PROBLEM DESCRIPTION ::
The material below should be written out in full and exactly; pictures stay out of the copy.
— BEGIN —
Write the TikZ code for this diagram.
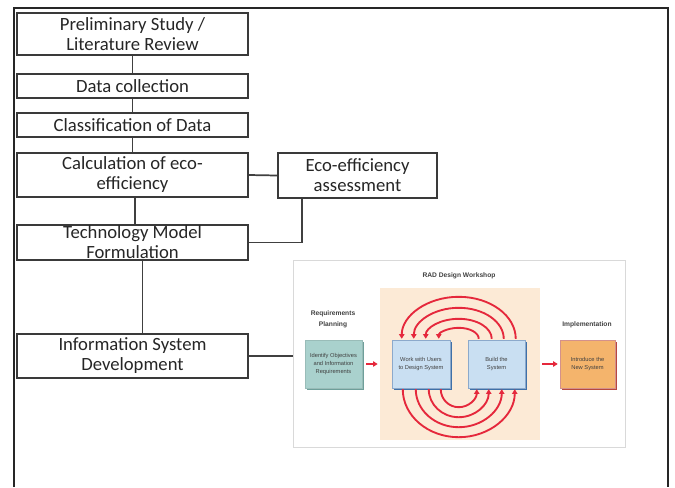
\documentclass[tikz,border=0pt]{standalone}
\usepackage{fontspec}
\setmainfont{Carlito}
\newfontfamily\radfont{Liberation Sans}
\usetikzlibrary{arrows.meta,calc,shadows}
\definecolor{boxline}{HTML}{3A3A3A}
\definecolor{connline}{HTML}{404040}
\definecolor{txt}{HTML}{262626}
\definecolor{radred}{HTML}{E5283C}
\definecolor{peach}{HTML}{FCEAD6}
\definecolor{greenfill}{HTML}{A9D1CD}
\definecolor{greenshadow}{HTML}{6E9F9A}
\definecolor{bluefill}{HTML}{C9DFF2}
\definecolor{blueshadow}{HTML}{3F70A8}
\definecolor{orangefill}{HTML}{F4B46C}
\definecolor{orangeshadow}{HTML}{B8473E}
\definecolor{radtxt}{HTML}{404040}
\begin{document}
\begin{tikzpicture}[x=0.75pt,y=-0.75pt,
  flowbox/.style={draw=boxline, line width=1.2pt, fill=white, minimum width=173.25pt,
    inner sep=0pt, align=center, text=txt, font=\fontsize{14}{15}\selectfont},
  conn/.style={draw=connline, line width=1.3pt},
  radbox/.style={minimum width=42.75pt, minimum height=36pt, inner sep=0pt, align=center,
    text=radtxt, font=\radfont\fontsize{4.3}{6}\selectfont},
  radtitle/.style={align=center, inner sep=0pt, text=radtxt, font=\radfont\bfseries\fontsize{5}{8.5}\selectfont},
  redarc/.style={draw=radred, line width=1.4pt, -{Triangle[length=3.5pt,width=4pt]}},
  redarrow/.style={draw=radred, line width=1.2pt, -{Triangle[length=3.5pt,width=4pt]}}
]
\useasboundingbox (0,0) rectangle (675,487);
\fill[white] (0,0) rectangle (675,487);
\draw[line width=1.5pt, black!85] (14,487) -- (14,8) -- (668,8) -- (668,487);

% flow boxes
\node[flowbox, minimum height=31.5pt] (b1) at (132.5,34) {Preliminary Study /\\Literature Review};
\node[flowbox, minimum height=18pt] (b2) at (132.5,86) {Data collection};
\node[flowbox, minimum height=18pt] (b3) at (132.5,125) {Classification of Data};
\node[flowbox, minimum height=33pt] (b4) at (132.5,175) {Calculation of eco-\\efficiency};
\node[flowbox, minimum height=26.25pt] (b5) at (132.5,242.5) {Technology Model\\Formulation};
\node[flowbox, minimum height=33pt] (b6) at (132.5,356) {Information System\\Development};
\node[flowbox, minimum width=119.25pt, minimum height=33.75pt] (eco) at (357.5,175.5) {Eco-efficiency\\assessment};

% RAD picture
\node[draw=gray!30, line width=0.6pt, fill=white, minimum width=249pt, minimum height=140.25pt, inner sep=0pt] (rad) at (459,353.5) {};
\node[fill=peach, minimum width=120pt, minimum height=114pt, inner sep=0pt] (peachbg) at (460,364) {};
\node[radtitle] (t1) at (459,276) {RAD Design Workshop};
\node[radtitle] (t2) at (333,319) {Requirements\\Planning};
\node[radtitle] (t3) at (587,325) {Implementation};
\node[radbox, fill=greenfill, draw=greenshadow!70, line width=0.3pt,
  drop shadow={shadow xshift=1.6pt, shadow yshift=-1.6pt, fill=greenshadow, opacity=1}]
  (g) at (333.5,364) {Identify Objectives\\and Information\\Requirements};
\node[radbox, minimum width=43.5pt, fill=bluefill, draw=blueshadow!60, line width=0.3pt,
  drop shadow={shadow xshift=1.6pt, shadow yshift=-1.6pt, fill=blueshadow, opacity=1}]
  (u1) at (421,364) {Work with Users\\to Design System};
\node[radbox, fill=bluefill, draw=blueshadow!60, line width=0.3pt,
  drop shadow={shadow xshift=1.6pt, shadow yshift=-1.6pt, fill=blueshadow, opacity=1}]
  (u2) at (496.5,364) {Build the\\System};
\node[radbox, minimum width=41.25pt, fill=orangefill, draw=orangeshadow!60, line width=0.3pt,
  drop shadow={shadow xshift=1.6pt, shadow yshift=-1.6pt, fill=orangeshadow, opacity=1}]
  (o) at (587.5,364) {Introduce the\\New System};

\coordinate (ctop) at ($(u1.north)!0.5!(u2.north)$);
\coordinate (cbot) at ($(u1.south)!0.5!(u2.south)$);
\foreach \rx/\ry in {57/42,45/31,33/20,20/11}
  \draw[redarc] ($(ctop)+(\rx,-1)$) arc[start angle=0,end angle=-180,x radius=\rx,y radius=\ry];
\foreach \rx/\ry in {56/48,43/38,30/28,18/18}
  \draw[redarc] ($(cbot)+(-\rx,1)$) arc[start angle=180,end angle=0,x radius=\rx,y radius=\ry];
\draw[redarrow] ($(g.east)+(4,0)$) -- ($(peachbg.west)+(-2,0)$);
\draw[redarrow] ($(peachbg.east)+(2,0)$) -- ($(o.west)+(-2,0)$);

% connectors
\draw[conn] (b1.south) -- (b2.north);
\draw[conn] (b2.south) -- (b3.north);
\draw[conn] (b3.south) -- (b4.north);
\draw[conn] ($(b4.south)+(2.5,0)$) -- ($(b5.north)+(2.5,0)$);
\draw[conn] ($(b5.south)+(10,0)$) -- ($(b6.north)+(10,0)$);
\draw[conn] (b4.east) -- (eco.west);
\draw[conn] (b5.east) -| ($(eco.south)+(-55.5,0)$);
\draw[conn] (b6.east) -- (b6.east -| rad.west);
\end{tikzpicture}
\end{document}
— END —
RESPONSE TO THIS EXERCISE ::
Write the TikZ code for this diagram.
\documentclass[tikz,border=0pt]{standalone}
\usepackage{fontspec}
\setmainfont{Carlito}
\newfontfamily\radfont{Liberation Sans}
\usetikzlibrary{arrows.meta,calc,shadows}
\definecolor{boxline}{HTML}{3A3A3A}
\definecolor{connline}{HTML}{404040}
\definecolor{txt}{HTML}{262626}
\definecolor{radred}{HTML}{E5283C}
\definecolor{peach}{HTML}{FCEAD6}
\definecolor{greenfill}{HTML}{A9D1CD}
\definecolor{greenshadow}{HTML}{6E9F9A}
\definecolor{bluefill}{HTML}{C9DFF2}
\definecolor{blueshadow}{HTML}{3F70A8}
\definecolor{orangefill}{HTML}{F4B46C}
\definecolor{orangeshadow}{HTML}{B8473E}
\definecolor{radtxt}{HTML}{404040}
\begin{document}
\begin{tikzpicture}[x=0.75pt,y=-0.75pt,
  flowbox/.style={draw=boxline, line width=1.2pt, fill=white, minimum width=173.25pt,
    inner sep=0pt, align=center, text=txt, font=\fontsize{14}{15}\selectfont},
  conn/.style={draw=connline, line width=1.3pt},
  radbox/.style={minimum width=42.75pt, minimum height=36pt, inner sep=0pt, align=center,
    text=radtxt, font=\radfont\fontsize{4.3}{6}\selectfont},
  radtitle/.style={align=center, inner sep=0pt, text=radtxt, font=\radfont\bfseries\fontsize{5}{8.5}\selectfont},
  redarc/.style={draw=radred, line width=1.4pt, -{Triangle[length=3.5pt,width=4pt]}},
  redarrow/.style={draw=radred, line width=1.2pt, -{Triangle[length=3.5pt,width=4pt]}}
]
\useasboundingbox (0,0) rectangle (675,487);
\fill[white] (0,0) rectangle (675,487);
\draw[line width=1.5pt, black!85] (14,487) -- (14,8) -- (668,8) -- (668,487);

% flow boxes
\node[flowbox, minimum height=31.5pt] (b1) at (132.5,34) {Preliminary Study /\\Literature Review};
\node[flowbox, minimum height=18pt] (b2) at (132.5,86) {Data collection};
\node[flowbox, minimum height=18pt] (b3) at (132.5,125) {Classification of Data};
\node[flowbox, minimum height=33pt] (b4) at (132.5,175) {Calculation of eco-\\efficiency};
\node[flowbox, minimum height=26.25pt] (b5) at (132.5,242.5) {Technology Model\\Formulation};
\node[flowbox, minimum height=33pt] (b6) at (132.5,356) {Information System\\Development};
\node[flowbox, minimum width=119.25pt, minimum height=33.75pt] (eco) at (357.5,175.5) {Eco-efficiency\\assessment};

% RAD picture
\node[draw=gray!30, line width=0.6pt, fill=white, minimum width=249pt, minimum height=140.25pt, inner sep=0pt] (rad) at (459,353.5) {};
\node[fill=peach, minimum width=120pt, minimum height=114pt, inner sep=0pt] (peachbg) at (460,364) {};
\node[radtitle] (t1) at (459,276) {RAD Design Workshop};
\node[radtitle] (t2) at (333,319) {Requirements\\Planning};
\node[radtitle] (t3) at (587,325) {Implementation};
\node[radbox, fill=greenfill, draw=greenshadow!70, line width=0.3pt,
  drop shadow={shadow xshift=1.6pt, shadow yshift=-1.6pt, fill=greenshadow, opacity=1}]
  (g) at (333.5,364) {Identify Objectives\\and Information\\Requirements};
\node[radbox, minimum width=43.5pt, fill=bluefill, draw=blueshadow!60, line width=0.3pt,
  drop shadow={shadow xshift=1.6pt, shadow yshift=-1.6pt, fill=blueshadow, opacity=1}]
  (u1) at (421,364) {Work with Users\\to Design System};
\node[radbox, fill=bluefill, draw=blueshadow!60, line width=0.3pt,
  drop shadow={shadow xshift=1.6pt, shadow yshift=-1.6pt, fill=blueshadow, opacity=1}]
  (u2) at (496.5,364) {Build the\\System};
\node[radbox, minimum width=41.25pt, fill=orangefill, draw=orangeshadow!60, line width=0.3pt,
  drop shadow={shadow xshift=1.6pt, shadow yshift=-1.6pt, fill=orangeshadow, opacity=1}]
  (o) at (587.5,364) {Introduce the\\New System};

\coordinate (ctop) at ($(u1.north)!0.5!(u2.north)$);
\coordinate (cbot) at ($(u1.south)!0.5!(u2.south)$);
\foreach \rx/\ry in {57/42,45/31,33/20,20/11}
  \draw[redarc] ($(ctop)+(\rx,-1)$) arc[start angle=0,end angle=-180,x radius=\rx,y radius=\ry];
\foreach \rx/\ry in {56/48,43/38,30/28,18/18}
  \draw[redarc] ($(cbot)+(-\rx,1)$) arc[start angle=180,end angle=0,x radius=\rx,y radius=\ry];
\draw[redarrow] ($(g.east)+(4,0)$) -- ($(peachbg.west)+(-2,0)$);
\draw[redarrow] ($(peachbg.east)+(2,0)$) -- ($(o.west)+(-2,0)$);

% connectors
\draw[conn] (b1.south) -- (b2.north);
\draw[conn] (b2.south) -- (b3.north);
\draw[conn] (b3.south) -- (b4.north);
\draw[conn] ($(b4.south)+(2.5,0)$) -- ($(b5.north)+(2.5,0)$);
\draw[conn] ($(b5.south)+(10,0)$) -- ($(b6.north)+(10,0)$);
\draw[conn] (b4.east) -- (eco.west);
\draw[conn] (b5.east) -| ($(eco.south)+(-55.5,0)$);
\draw[conn] (b6.east) -- (b6.east -| rad.west);
\end{tikzpicture}
\end{document}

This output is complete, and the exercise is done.